Jeudi 17 octobre dès 18h
A Frivolous Waste of Time
Chaïm Vischel
(Travail du verre en collaboration avec Chloé Lorong)
L’installation de Chaïm Vischel, A Frivolous Waste of Time, pose la question de la résistance des femmes et des queer dans l’espace public, en se jouant des paradoxes de la visibilité et de l’invisibilité. Cette pièce associe des fragments de corps et de visages en silicone avec des formes anciennes de contenants de maquillage en verre, ouvrant de fait un dialogue entre la matérialité, l’histoire des corps et les enjeux d’une féminité exprimée ou anonymisée. Il en va de l’écriture d’une autre histoire, celle de « la chose dans laquelle on met d’autres choses » (Ursula K. Le Guin, « La théorie de la Fiction-Panier », 1986).
« Découvrir le pot aux roses » revient à révéler un secret bien gardé. Au Moyen Âge, les « roses » se réfèrent aux choses secrètes de l’amour et le « pot » est le contenant à parfum ou à cosmétiques dans lequel les femmes cachent les objets ou les lettres d’amour. L’installation de Chaïm Vischel s’articule autour de cette idée que le maquillage, outil traditionnellement lié à l’esthétique féminine, est à la fois une manière de se montrer et un geste de camouflage. Si le maquillage répond à une injonction à la féminité qui impose des normes de beauté et de propreté, il peut aussi être perçu comme un stratagème défensif de dissimulation, un masque qui protège du regard extérieur. Dans cette dualité, se dessine un plan de résistance.
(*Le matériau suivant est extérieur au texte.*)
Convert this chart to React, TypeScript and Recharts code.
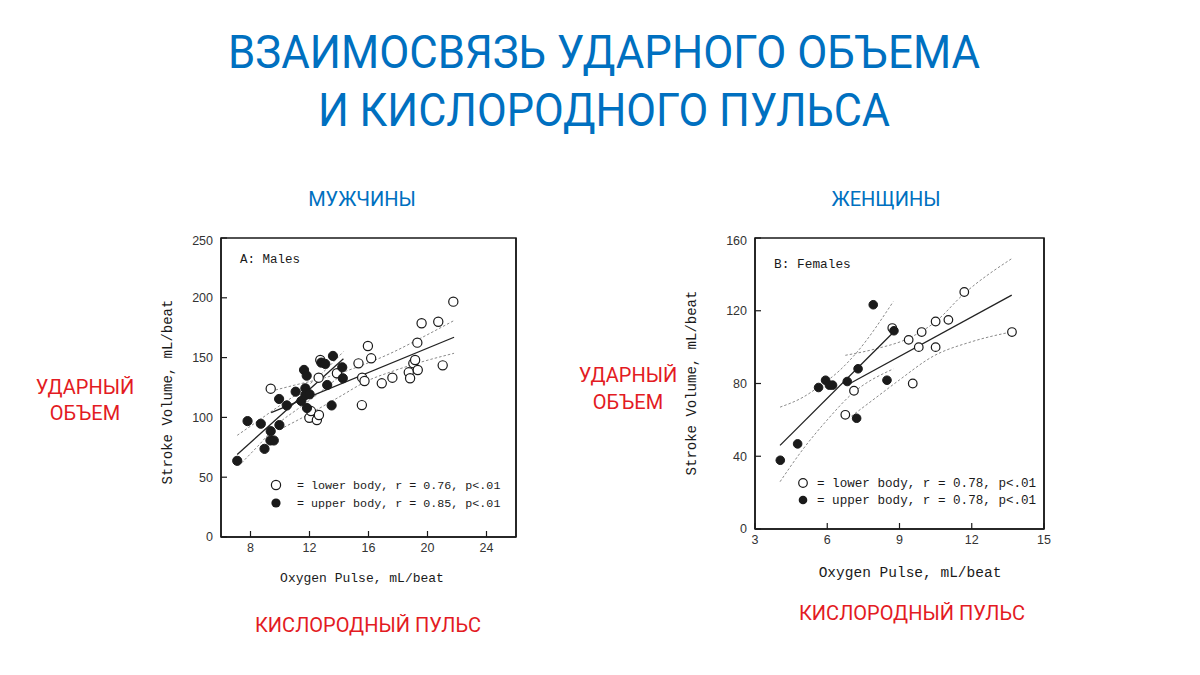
import { ScatterChart, Scatter, XAxis, YAxis, ReferenceArea } from "recharts";

type Pt = [number, number];

// A: Males — oxygen pulse vs stroke volume
const maleLowerBody: Pt[] = [
  [9.37, 124], [11.99, 99.7], [12.1, 105.3], [12.5, 97.8], [12.64, 102], [12.62, 133.2],
  [12.73, 148], [13.86, 136.9], [15.32, 145.2], [15.55, 110.3], [15.57, 133.2], [15.73, 130.4],
  [15.96, 159.7], [16.18, 149.4], [16.9, 128.5], [17.62, 133.2], [18.73, 137.7], [18.82, 132.7],
  [19.04, 145.2], [19.16, 148], [19.31, 162.5], [19.34, 139.6], [19.6, 178.7], [20.73, 180],
  [21.03, 143.5], [21.75, 196.8],
];
const maleUpperBody: Pt[] = [
  [7.1, 63.7], [7.8, 96.9], [8.7, 94.7], [8.95, 73.7], [9.37, 88.5], [9.35, 80.7], [9.58, 80.7],
  [9.94, 115.4], [9.96, 93.6], [10.46, 110], [11.06, 121.5], [11.45, 113.7], [11.63, 139.7],
  [11.81, 134.9], [11.72, 124.3], [11.72, 118.7], [12.01, 119.3], [11.83, 107.8], [12.8, 145.8],
  [13.07, 144.7], [13.2, 127.1], [13.59, 151.4], [13.5, 110], [14.22, 141.9], [14.26, 132.7],
];
const maleLowerFit: Pt[] = [[9.4, 104], [21.8, 167]];
const maleLowerHi: Pt[] = [[9.4, 122], [11, 127], [13, 133], [15, 141], [17.5, 153.6], [19.5, 166], [21.8, 181]];
const maleLowerLo: Pt[] = [[10, 90], [12, 103], [14, 117], [16, 131], [17.5, 138], [19.5, 146], [21.8, 153.6]];
const maleUpperFit: Pt[] = [[7.1, 69], [14.3, 149]];
const maleUpperHi: Pt[] = [[7.1, 85], [8.5, 97], [10, 110], [11.2, 120], [12.5, 133], [14.3, 155]];
const maleUpperLo: Pt[] = [[7.4, 62], [8.5, 76], [10, 96], [11.2, 107], [12.5, 119], [14.3, 137]];
const maleXTicks = [8, 12, 16, 20, 24];
const maleYTicks = [0, 50, 100, 150, 200, 250];

// B: Females
const femaleLowerBody: Pt[] = [
  [6.75, 62.8], [7.11, 76], [8.7, 110.5], [9.38, 104], [9.55, 80], [9.8, 100], [9.92, 108.3],
  [10.5, 114.1], [10.5, 100], [11.03, 115], [11.69, 130.3], [13.67, 108.3],
];
const femaleUpperBody: Pt[] = [
  [4.05, 37.8], [4.77, 46.8], [5.64, 77.8], [5.93, 81.8], [6.09, 79.1], [6.22, 79.1],
  [6.83, 81.1], [7.28, 88.1], [7.22, 60.9], [7.91, 123.3], [8.48, 81.8], [8.77, 109],
];
const femaleLowerFit: Pt[] = [[6.94, 80], [13.66, 128.6]];
const femaleLowerHi: Pt[] = [[6.75, 95.5], [8, 99], [9.4, 105], [10.5, 114], [11.65, 129], [13.7, 149]];
const femaleLowerLo: Pt[] = [[7, 62], [8, 72], [9, 82], [10.4, 95], [12, 103], [13.7, 108.5]];
const femaleUpperFit: Pt[] = [[4.04, 46], [8.77, 108.5]];
const femaleUpperHi: Pt[] = [[4.04, 67], [5, 72.5], [5.63, 78], [6.5, 87], [7.22, 97], [8.74, 125]];
const femaleUpperLo: Pt[] = [[4.04, 26], [5, 44], [6, 60], [7, 74], [8.74, 88]];
const femaleXTicks = [3, 6, 9, 12, 15];
const femaleYTicks = [0, 40, 80, 120, 160];

const BLUE = "#0070C0";
const RED = "#E31B23";
const INK = "#1a1a1a";
const SANS = "Roboto, 'Noto Sans', sans-serif";
const MONO = "'Courier New', 'Liberation Mono', monospace";

const toXY = (pts: Pt[]) => pts.map(([x, y]) => ({ x, y }));

const OpenDot = (r: number) => (p: any) =>
  <circle cx={p.cx} cy={p.cy} r={r} fill="#fff" stroke={INK} strokeWidth={1.2} />;
const FilledDot = (r: number) => (p: any) =>
  <circle cx={p.cx} cy={p.cy} r={r} fill={INK} stroke={INK} strokeWidth={1} />;
const NoDot = () => <g />;

interface PanelProps {
  left: number;
  plotW: number;
  plotH: number;
  xDomain: [number, number];
  yDomain: [number, number];
  xTicks: number[];
  yTicks: number[];
  open: Pt[];
  filled: Pt[];
  lines: { pts: Pt[]; band: boolean }[];
  r: number;
}

function Panel(p: PanelProps) {
  const tick = { fill: "#333", fontSize: 12.5, fontFamily: "'Liberation Sans', Arial, sans-serif" };
  const axisLine = { stroke: INK, strokeWidth: 1.5 };
  const tickLine = { stroke: INK, strokeWidth: 1.2 };
  return (
    <div style={{ position: "absolute", left: p.left, top: 233 }}>
      <ScatterChart
        width={45 + p.plotW + 45}
        height={5 + p.plotH + 30}
        margin={{ top: 5, right: 0, bottom: 0, left: 0 }}
      >
        <XAxis
          type="number"
          dataKey="x"
          domain={p.xDomain}
          ticks={p.xTicks}
          tick={tick}
          tickSize={-6}
          tickMargin={12}
          tickLine={tickLine}
          axisLine={axisLine}
          height={30}
          allowDataOverflow
        />
        <YAxis
          type="number"
          dataKey="y"
          domain={p.yDomain}
          ticks={p.yTicks}
          tick={tick}
          tickSize={-6}
          tickMargin={14}
          tickLine={tickLine}
          axisLine={axisLine}
          width={45}
          allowDataOverflow
        />
        <YAxis
          yAxisId="right"
          orientation="right"
          type="number"
          dataKey="y"
          domain={p.yDomain}
          ticks={p.yTicks}
          tick={tick}
          tickSize={-6}
          tickMargin={13}
          tickLine={tickLine}
          axisLine={axisLine}
          width={45}
        />
        {/* plot frame */}
        <ReferenceArea
          x1={p.xDomain[0]}
          x2={p.xDomain[1]}
          y1={p.yDomain[0]}
          y2={p.yDomain[1]}
          fill="none"
          stroke={INK}
          strokeWidth={1.5}
          ifOverflow="visible"
        />
        {p.lines.map((l, i) => (
          <Scatter
            key={"l" + i}
            data={toXY(l.pts)}
            shape={NoDot}
            line={
              l.band
                ? { stroke: "#8a8a8a", strokeWidth: 1, strokeDasharray: "2.5 2" }
                : { stroke: "#222", strokeWidth: 1.3 }
            }
            lineJointType="monotoneX"
            legendType="none"
            isAnimationActive={false}
          />
        ))}
        <Scatter data={toXY(p.open)} shape={OpenDot(p.r)} isAnimationActive={false} />
        <Scatter data={toXY(p.filled)} shape={FilledDot(p.r)} isAnimationActive={false} />
      </ScatterChart>
    </div>
  );
}

export default function App() {
  return (
    <div
      style={{
        position: "absolute",
        left: 0,
        top: 0,
        width: 1200,
        height: 675,
        background: "#fff",
        overflow: "hidden",
      }}
    >
      <Panel
        left={176}
        plotW={295}
        plotH={299}
        xDomain={[6, 26]}
        yDomain={[0, 250]}
        xTicks={maleXTicks}
        yTicks={maleYTicks}
        open={maleLowerBody}
        filled={maleUpperBody}
        r={4.6}
        lines={[
          { pts: maleLowerHi, band: true },
          { pts: maleLowerLo, band: true },
          { pts: maleUpperHi, band: true },
          { pts: maleUpperLo, band: true },
          { pts: maleLowerFit, band: false },
          { pts: maleUpperFit, band: false },
        ]}
      />
      <Panel
        left={710}
        plotW={289}
        plotH={291}
        xDomain={[3, 15]}
        yDomain={[0, 160]}
        xTicks={femaleXTicks}
        yTicks={femaleYTicks}
        open={femaleLowerBody}
        filled={femaleUpperBody}
        r={4.3}
        lines={[
          { pts: femaleLowerHi, band: true },
          { pts: femaleLowerLo, band: true },
          { pts: femaleUpperHi, band: true },
          { pts: femaleUpperLo, band: true },
          { pts: femaleLowerFit, band: false },
          { pts: femaleUpperFit, band: false },
        ]}
      />

      <svg
        width={1200}
        height={675}
        style={{ position: "absolute", left: 0, top: 0, pointerEvents: "none" }}
      >
        <g fontFamily={SANS} fill={BLUE} textAnchor="middle">
          <text x={604} y={68} fontSize={47} textLength={752} lengthAdjust="spacingAndGlyphs">
            ВЗАИМОСВЯЗЬ УДАРНОГО ОБЪЕМА
          </text>
          <text x={604} y={126} fontSize={47} textLength={572} lengthAdjust="spacingAndGlyphs">
            И КИСЛОРОДНОГО ПУЛЬСА
          </text>
          <text x={362} y={206} fontSize={20}>МУЖЧИНЫ</text>
          <text x={886} y={206} fontSize={20}>ЖЕНЩИНЫ</text>
        </g>
        <g fontFamily={SANS} fill={RED} textAnchor="middle" fontSize={20}>
          <text x={85} y={394}>УДАРНЫЙ</text>
          <text x={85} y={420}>ОБЪЕМ</text>
          <text x={628} y={382}>УДАРНЫЙ</text>
          <text x={628} y={409}>ОБЪЕМ</text>
          <text x={368} y={632}>КИСЛОРОДНЫЙ ПУЛЬС</text>
          <text x={912} y={620}>КИСЛОРОДНЫЙ ПУЛЬС</text>
        </g>

        {/* males panel texts */}
        <g fontFamily={MONO} fill={INK}>
          <text x={240} y={263} fontSize={12.5}>A: Males</text>
          <circle cx={276} cy={485} r={4.6} fill="#fff" stroke={INK} strokeWidth={1.2} />
          <text x={297} y={489} fontSize={11.7}>= lower body, r = 0.76, p&lt;.01</text>
          <circle cx={276} cy={503} r={4.6} fill={INK} />
          <text x={297} y={507} fontSize={11.7}>= upper body, r = 0.85, p&lt;.01</text>
          <text x={362} y={582} fontSize={13} textAnchor="middle">Oxygen Pulse, mL/beat</text>
          <text
            x={172}
            y={392}
            fontSize={14}
            textAnchor="middle"
            transform="rotate(-90 172 392)"
          >
            Stroke Volume, mL/beat
          </text>
        </g>

        {/* females panel texts */}
        <g fontFamily={MONO} fill={INK}>
          <text x={774} y={268} fontSize={12.8}>B: Females</text>
          <circle cx={803} cy={483} r={4.3} fill="#fff" stroke={INK} strokeWidth={1.2} />
          <text x={817} y={487} fontSize={12.6}>= lower body, r = 0.78, p&lt;.01</text>
          <circle cx={803} cy={500} r={4.3} fill={INK} />
          <text x={817} y={504} fontSize={12.6}>= upper body, r = 0.78, p&lt;.01</text>
          <text x={910} y={577} fontSize={14.5} textAnchor="middle">Oxygen Pulse, mL/beat</text>
          <text
            x={696}
            y={383}
            fontSize={14}
            textAnchor="middle"
            transform="rotate(-90 696 383)"
          >
            Stroke Volume, mL/beat
          </text>
        </g>
      </svg>
    </div>
  );
}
Elsa Dorlin, dans son ouvrage « Se défendre. Une philosophie de la violence », 2017, souligne que la défense est une question de survie pour tous·tes les personnes qui ne correspondent pas aux normes dominantes de la société. Le maquillage, dans ce contexte, peut être vu comme une arme ambivalente : il accroche le regard tout en silenciant des aspects de soi qui pourraient être perçus comme déviants ou menaçants.
Développés avec la designer-souffleuse de verre Chloé Lorong, les contenants en verre renvoient à cette idée de transparence et de dissimulation. Comme l’évoque Walter Benjamin, “ Glass is, in general, the enemy of secrets ” : il ne permet ni de cacher, ni de se cacher. Le verre révèle tout, et dans cet espace de transparence et de fragilité, il n’y a nulle part où se soustraire au regard des autres. C’est ce que Charlotte Beradt a montré dans « Rêver sous le IIIe Reich », 1981, en mettant en évidence le rêve récurrent de la maison de verre durant la période nazie. En ce sens, l’enveloppe translucide est aussi une manière de contrôler et surveiller les corps.
Quant au silicone, ductible et amorphe, il prend une fonction opposée à celle du verre. Substrat de la peau, il devient une seconde couche, à la fois enveloppe protectrice et extension des corps. Dans le même temps, les fragments et les visages agissent comme des muqueuses, percent des ouvertures et se laissent traverser par la lumière. Ces passages poreux se réinventent à chaque intersection des singularités — qu’elles soient liées au genre, à l’identité queer, à l’origine ethnique ou à toute forme d’altérité.
Ce jeu entre visibilité et invisibilité trouve également un écho dans des références au Lavender Language et au slang. Ces langages codés, souvent utilisés par des communautés marginalisées comme les personnes queer, permettent de créer un espace de communication clandestine dans une société qui les éclipse ou les ostracise. Ce sont des formes de résistance confidentielles, des codes connus seulement des initié·e·s, qui fait du quotidien un avant-poste permanent. Dans A Frivolous Waste of Time, les signes gravés proviennent de différentes sources, mais leur cryptage par l’artiste rend leur lecture impossible aux profanes. Ce langage secret est ainsi une forme de stéganographie – une manière de dissimuler des informations sensibles dans ce qui semble être un simple artifice esthétique, frivole et superflu. Seul·e un·e destinataire légitime saura que le message lui est destiné.